Another speaker at the news conference was Stephen Sprague, who said he was diagnosed with leukemia 12 years ago but today is cured of the disease -- "one of the early, early examples of the power of adult stem cells and cord blood."

"There is a mother and her now-10-year-old daughter walking the streets of New York who did what mothers didn't do 10 years ago," Sprague continued. "She donated her daughter's cord blood to a cord blood bank. They will never, ever know what they've done for me and for my family."

He said that in 99 percent of the approximately four million births in the U.S. each year, the leftover cord blood is discarded, a practice he'd like to see changed. "The collection of cord blood is not research; it's recycling medical waste," Sprague said.

'Focused on the cells'

Patel cautioned, however, that adult stem cell treatment is "not a miracle cure" and does involve some risk -- although he also indicated that some countries view the treatment as no more dangerous than a blood transfusion.

"The sad thing about this is that 750,000 people a year die of heart disease in the United States, and there are procedures out there that can solve the problem," Rice said. "I see millions of dollars being spent on research that, in my opinion, is a waste of money, on the embryonic stem cells, and it just is very frustrating."

Unlike stem cell research and treatments using adult cells, research using cells obtained from human embryos is controversial because the embryos are destroyed in the process. Proponents say embryonic cells offer greater potential for future cures.
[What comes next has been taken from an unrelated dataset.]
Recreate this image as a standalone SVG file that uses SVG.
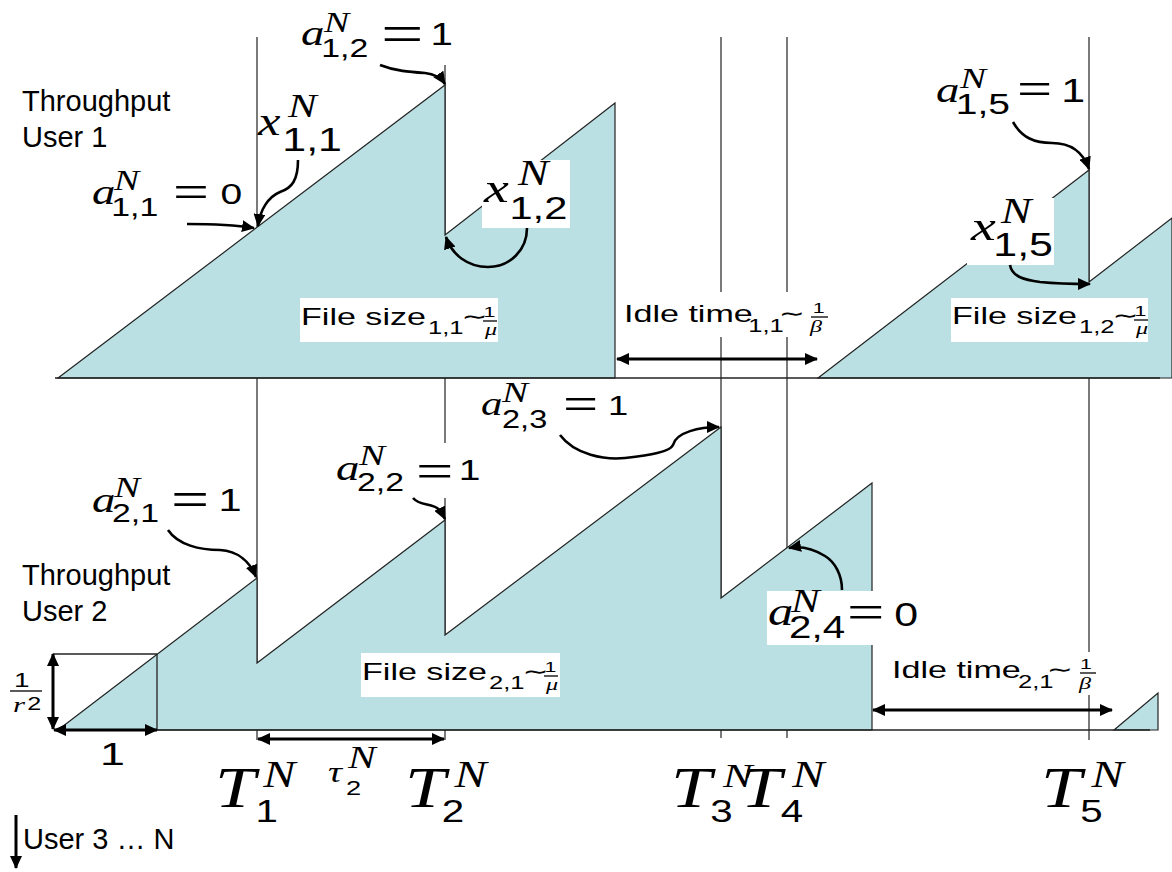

Sean Tipton, president of the Coalition for the Advancement of Medical Research, told Cybercast News Service that his organization supports all types of stem cell research, but "we work harder on embryonic stem cell research because it's not being funded adequately by the federal government at this point."

Since 2001, the Bush administration has restricted federal funding for embryonic research to work on a limited number of stem cell lines that existed at that point, created from embryos that had already been destroyed. There are no restrictions of private funding for the work.

Tipton was dismissive of the Patients First Act, which is co-sponsored by Reps. Randy Forbes (R-Va.) and Dan Lipinski (D- Ill.). He said the National Institutes of Health have been "funding adult stem cell research for years and will continue to do so without this bill."

"Nobody disputes that research using adult stem cells should go forward," he said, "but what the sponsors of this legislation and politicians like them are trying to do is to appear that they are for stem cell research when they oppose what's thought to be the most promising form -- embryonic stem cell research."

As for assertions that adult stem cells have been used to treat many diseases while embryonic cells have yet to do so, Tipson stated that most of the treatments cited by adult stem cell research proponents "are individual case studies, not clinical trials showing that they are reliable cures, with the notable exception of some of the leukemias and blood cancers."

Reiterating his support for adult stem cell research, Prentice said the focus should be on what has been proven to work.

"The problem is that everyone has been focused on the cells. The bottom line is if we're considering patients first, it's the adult stem cells that are really the most promising right now and able to deliver on some of those promises."